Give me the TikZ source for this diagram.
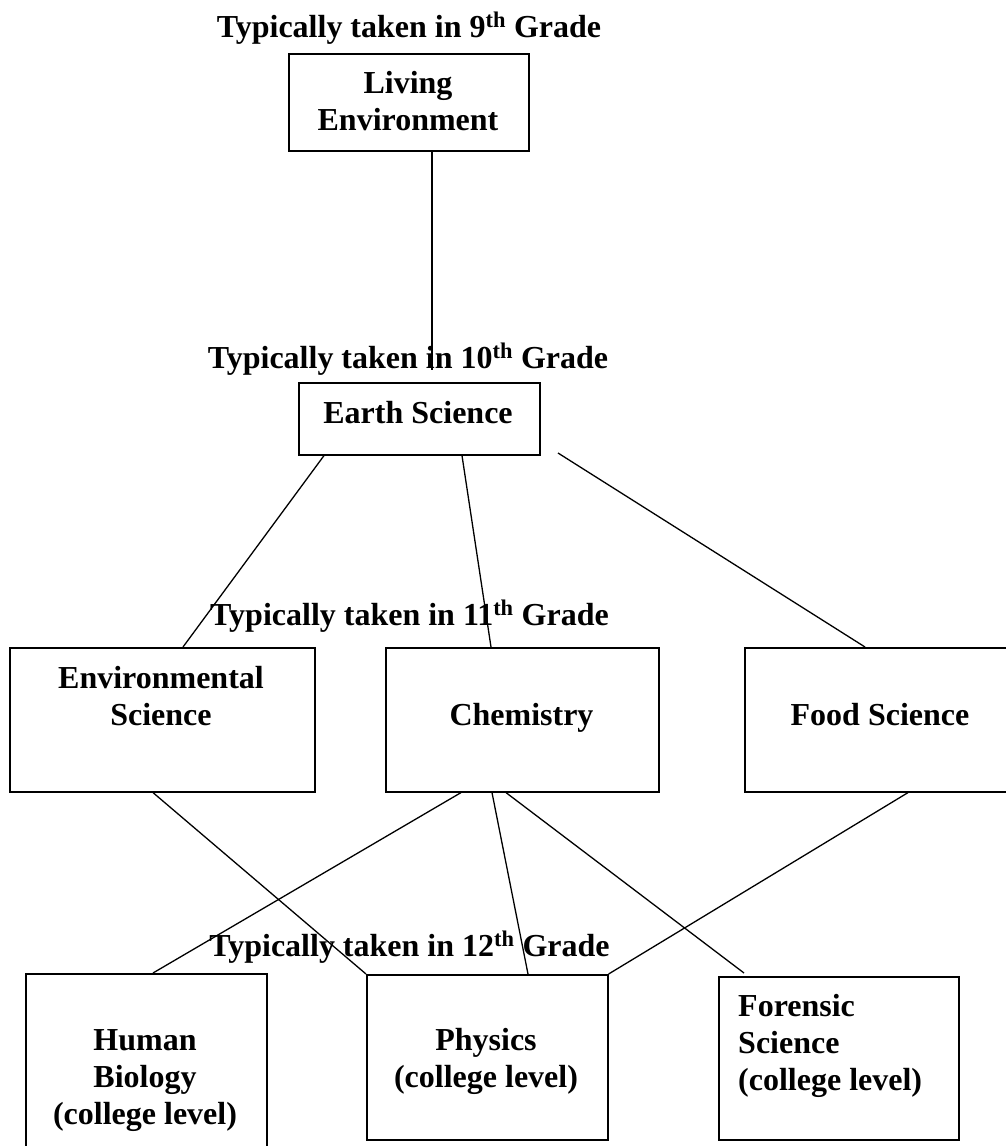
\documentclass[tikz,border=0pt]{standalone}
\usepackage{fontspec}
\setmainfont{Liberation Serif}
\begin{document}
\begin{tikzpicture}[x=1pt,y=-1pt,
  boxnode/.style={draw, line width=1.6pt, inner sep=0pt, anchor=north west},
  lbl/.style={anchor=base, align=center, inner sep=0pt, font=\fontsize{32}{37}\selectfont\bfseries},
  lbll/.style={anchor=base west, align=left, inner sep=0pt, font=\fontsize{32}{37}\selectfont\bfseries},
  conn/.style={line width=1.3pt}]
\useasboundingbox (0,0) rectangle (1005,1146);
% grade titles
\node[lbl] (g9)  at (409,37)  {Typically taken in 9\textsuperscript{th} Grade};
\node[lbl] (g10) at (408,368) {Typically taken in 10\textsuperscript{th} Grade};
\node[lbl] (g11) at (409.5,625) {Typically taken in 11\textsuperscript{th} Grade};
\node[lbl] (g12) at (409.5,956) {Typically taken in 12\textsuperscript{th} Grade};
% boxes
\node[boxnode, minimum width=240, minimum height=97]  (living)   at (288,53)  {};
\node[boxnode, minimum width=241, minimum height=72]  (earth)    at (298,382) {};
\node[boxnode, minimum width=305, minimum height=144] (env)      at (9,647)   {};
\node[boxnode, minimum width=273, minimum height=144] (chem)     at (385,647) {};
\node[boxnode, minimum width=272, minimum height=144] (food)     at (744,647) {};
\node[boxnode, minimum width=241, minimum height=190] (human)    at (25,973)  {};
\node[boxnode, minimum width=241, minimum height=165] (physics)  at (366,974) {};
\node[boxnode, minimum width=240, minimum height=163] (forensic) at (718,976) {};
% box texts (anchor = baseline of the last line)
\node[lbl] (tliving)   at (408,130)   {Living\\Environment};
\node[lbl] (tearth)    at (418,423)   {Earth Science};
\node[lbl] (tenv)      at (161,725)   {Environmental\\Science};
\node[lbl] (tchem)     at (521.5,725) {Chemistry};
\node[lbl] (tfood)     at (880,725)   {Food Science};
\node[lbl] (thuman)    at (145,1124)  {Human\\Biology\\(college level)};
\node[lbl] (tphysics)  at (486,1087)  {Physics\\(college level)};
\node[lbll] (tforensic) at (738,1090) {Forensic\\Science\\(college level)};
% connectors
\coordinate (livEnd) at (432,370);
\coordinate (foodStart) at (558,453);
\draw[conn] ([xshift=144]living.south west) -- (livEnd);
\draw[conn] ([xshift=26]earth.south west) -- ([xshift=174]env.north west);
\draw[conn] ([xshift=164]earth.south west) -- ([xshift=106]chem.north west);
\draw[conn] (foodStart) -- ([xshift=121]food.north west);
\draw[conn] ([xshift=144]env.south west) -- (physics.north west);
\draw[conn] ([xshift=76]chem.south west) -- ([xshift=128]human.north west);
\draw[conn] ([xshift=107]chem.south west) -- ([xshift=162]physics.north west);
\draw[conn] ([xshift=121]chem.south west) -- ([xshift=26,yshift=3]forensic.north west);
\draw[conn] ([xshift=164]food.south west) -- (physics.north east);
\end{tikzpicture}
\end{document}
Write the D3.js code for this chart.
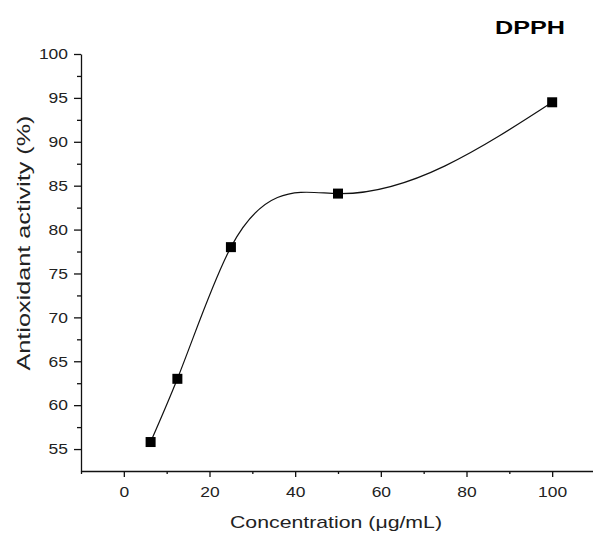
◆ ◆ ◆ ◆ ◆
Stated exercise — Copy out all of the data word for word. Do not carry over any picture.

Solution to this problem —
Give me the TikZ source for this diagram.
\documentclass[tikz,border=0pt]{standalone}
\usepackage{fontspec}
\setmainfont{Liberation Serif}
\begin{document}
\begin{tikzpicture}[x=1pt,y=-1pt,
  boxnode/.style={draw, line width=1.6pt, inner sep=0pt, anchor=north west},
  lbl/.style={anchor=base, align=center, inner sep=0pt, font=\fontsize{32}{37}\selectfont\bfseries},
  lbll/.style={anchor=base west, align=left, inner sep=0pt, font=\fontsize{32}{37}\selectfont\bfseries},
  conn/.style={line width=1.3pt}]
\useasboundingbox (0,0) rectangle (1005,1146);
% grade titles
\node[lbl] (g9)  at (409,37)  {Typically taken in 9\textsuperscript{th} Grade};
\node[lbl] (g10) at (408,368) {Typically taken in 10\textsuperscript{th} Grade};
\node[lbl] (g11) at (409.5,625) {Typically taken in 11\textsuperscript{th} Grade};
\node[lbl] (g12) at (409.5,956) {Typically taken in 12\textsuperscript{th} Grade};
% boxes
\node[boxnode, minimum width=240, minimum height=97]  (living)   at (288,53)  {};
\node[boxnode, minimum width=241, minimum height=72]  (earth)    at (298,382) {};
\node[boxnode, minimum width=305, minimum height=144] (env)      at (9,647)   {};
\node[boxnode, minimum width=273, minimum height=144] (chem)     at (385,647) {};
\node[boxnode, minimum width=272, minimum height=144] (food)     at (744,647) {};
\node[boxnode, minimum width=241, minimum height=190] (human)    at (25,973)  {};
\node[boxnode, minimum width=241, minimum height=165] (physics)  at (366,974) {};
\node[boxnode, minimum width=240, minimum height=163] (forensic) at (718,976) {};
% box texts (anchor = baseline of the last line)
\node[lbl] (tliving)   at (408,130)   {Living\\Environment};
\node[lbl] (tearth)    at (418,423)   {Earth Science};
\node[lbl] (tenv)      at (161,725)   {Environmental\\Science};
\node[lbl] (tchem)     at (521.5,725) {Chemistry};
\node[lbl] (tfood)     at (880,725)   {Food Science};
\node[lbl] (thuman)    at (145,1124)  {Human\\Biology\\(college level)};
\node[lbl] (tphysics)  at (486,1087)  {Physics\\(college level)};
\node[lbll] (tforensic) at (738,1090) {Forensic\\Science\\(college level)};
% connectors
\coordinate (livEnd) at (432,370);
\coordinate (foodStart) at (558,453);
\draw[conn] ([xshift=144]living.south west) -- (livEnd);
\draw[conn] ([xshift=26]earth.south west) -- ([xshift=174]env.north west);
\draw[conn] ([xshift=164]earth.south west) -- ([xshift=106]chem.north west);
\draw[conn] (foodStart) -- ([xshift=121]food.north west);
\draw[conn] ([xshift=144]env.south west) -- (physics.north west);
\draw[conn] ([xshift=76]chem.south west) -- ([xshift=128]human.north west);
\draw[conn] ([xshift=107]chem.south west) -- ([xshift=162]physics.north west);
\draw[conn] ([xshift=121]chem.south west) -- ([xshift=26,yshift=3]forensic.north west);
\draw[conn] ([xshift=164]food.south west) -- (physics.north east);
\end{tikzpicture}
\end{document}
Write the D3.js code for this chart.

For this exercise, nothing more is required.